In Belgium, there is no limit to the amount of cryptocurrency you can own without being taxed. However, taxes apply if your crypto holdings consistently generate profits. For private traders, the tax rate is 33%. Professional traders face different rates depending on their structure: progressive income tax rates (25%-50%) for sole proprietors or corporate tax rates (20%-25%) for companies.
Is There VAT on Cryptocurrency Transactions?
Currently, Belgium has no specific VAT rules for cryptocurrency transactions. However, the European Court of Justice (ECJ) ruling in the Skatteverket v. David Hedqvist case (C-264/14) established that cryptocurrencies function as a contractual means of payment. As such, buying or selling cryptocurrencies is classified as a financial transaction and is exempt from VAT.
What Happens If You Don’t Declare Crypto Profits to Tax Authorities?
If you earn regular income from crypto trading in Belgium, you are legally required to report it to the tax authorities. Any consistent income, regardless of its source, is subject to taxation under Belgian law. Failing to declare such income could result in penalties and additional scrutiny from the tax office.
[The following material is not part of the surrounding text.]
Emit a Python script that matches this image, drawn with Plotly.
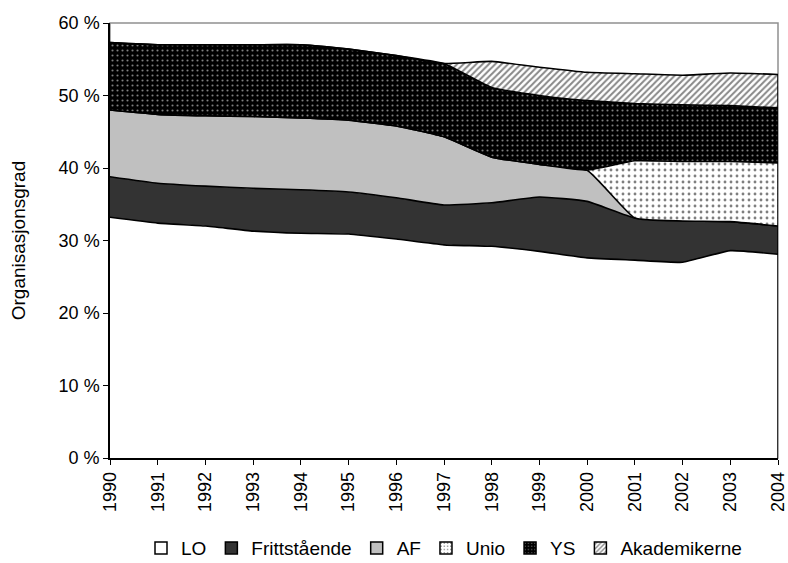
import plotly.graph_objects as go

# Organisasjonsgrad by union confederation, 1990-2004 (percent of employees)
years = list(range(1990, 2005))
lo = [33.2, 32.4, 32.0, 31.3, 31.0, 30.9, 30.2, 29.4, 29.2, 28.5, 27.6, 27.3, 27.0, 28.6, 28.1]
frittstaende = [5.6, 5.5, 5.5, 5.9, 6.0, 5.8, 5.7, 5.5, 6.0, 7.5, 7.8, 5.8, 5.7, 4.0, 3.9]
af = [9.2, 9.5, 9.7, 9.9, 9.9, 9.9, 9.9, 9.4, 6.3, 4.5, 4.3, 0, 0, 0, 0]
unio = [0, 0, 0, 0, 0, 0, 0, 0, 0, 0, 0, 7.9, 8.2, 8.3, 8.7]
ys = [9.3, 9.6, 9.8, 9.9, 10.1, 9.8, 9.7, 10.1, 9.6, 9.5, 9.6, 7.9, 7.8, 7.7, 7.6]
akademikerne = [0, 0, 0, 0, 0, 0, 0, 0, 3.6, 3.9, 3.9, 4.1, 4.1, 4.5, 4.6]

y_ticks = [0, 10, 20, 30, 40, 50, 60]

FONT = "Liberation Sans, Arial, sans-serif"

series = [
    ("LO", lo, dict(shape="", bgcolor="white", fgcolor="white")),
    ("Frittstående", frittstaende, dict(shape="", bgcolor="#333333", fgcolor="#333333")),
    ("AF", af, dict(shape="", bgcolor="#c0c0c0", fgcolor="#c0c0c0")),
    ("Unio", unio, dict(shape=".", bgcolor="white", fgcolor="black", size=6, solidity=0.18)),
    ("YS", ys, dict(shape=".", bgcolor="black", fgcolor="white", size=5, solidity=0.14)),
    ("Akademikerne", akademikerne, dict(shape="/", bgcolor="white", fgcolor="#111111", size=4.5, solidity=0.45)),
]

fig = go.Figure()

for name, vals, pat in series:
    solid = pat["shape"] == ""
    fig.add_trace(go.Scatter(
        x=years, y=vals, name=name, stackgroup="org", mode="lines",
        line=dict(color="black", width=1.6, shape="spline", smoothing=0.4),
        fillcolor=pat["bgcolor"] if solid else None,
        fillpattern=None if solid else pat,
        showlegend=False, hoverinfo="x+y+name",
    ))

# square legend swatches with the same fills
for name, vals, pat in series:
    marker = dict(color=pat["bgcolor"], line=dict(color="black", width=1.5))
    if pat["shape"]:
        marker["pattern"] = dict(pat, size=4)
    fig.add_trace(go.Bar(x=[None], y=[None], name=name, marker=marker, showlegend=True))

total_last = sum(s[1][-1] for s in series)

fig.update_layout(
    width=788, height=563,
    margin=dict(l=110, r=10, t=23, b=105, autoexpand=False),
    paper_bgcolor="white", plot_bgcolor="white",
    font=dict(family=FONT, size=18, color="black"),
    showlegend=True,
    legend=dict(orientation="h", x=0.5, xanchor="center", y=-0.207, yanchor="middle",
                traceorder="normal", font=dict(size=19), itemwidth=30,
                tracegroupgap=0, bgcolor="rgba(0,0,0,0)"),
    xaxis=dict(range=[years[0], years[-1]], tickmode="array", tickvals=years,
               ticktext=[str(y) for y in years], tickangle=-90,
               ticklabeloverflow="allow", automargin=False,
               showline=True, linecolor="black", linewidth=1.5,
               ticks="outside", ticklen=5, tickcolor="black", tickwidth=1,
               showgrid=False, zeroline=False, tickfont=dict(size=18)),
    yaxis=dict(range=[0, 60], tickmode="array", tickvals=y_ticks,
               ticktext=[f"{v} %" for v in y_ticks], automargin=False,
               showline=True, linecolor="black", linewidth=1.5,
               ticks="outside", ticklen=5, tickcolor="black", tickwidth=1,
               showgrid=False, zeroline=False, tickfont=dict(size=18),
               title=dict(text="Organisasjonsgrad", standoff=28, font=dict(size=19))),
    shapes=[
        # light frame around the plotting area
        dict(type="rect", xref="paper", yref="paper", x0=0, x1=1, y0=0, y1=1,
             line=dict(color="#909090", width=1.5), layer="below"),
        # closing edge of the stacked areas at the last year
        dict(type="line", xref="x", yref="y", x0=years[-1], x1=years[-1], y0=0, y1=total_last,
             line=dict(color="black", width=1.6), layer="above"),
    ],
)

fig.write_html("out.html")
Are NFTs Taxed the Same Way as Crypto Assets?
Belgium does not have specific tax laws for NFTs. According to the Minister of Finances, the sale of NFTs is treated similarly to selling other property. A 2022 administrative ruling confirmed that, in a specific case, NFT sales followed the same tax regime as cryptocurrency transactions. However, tax treatment may vary depending on the context and could be open to interpretation.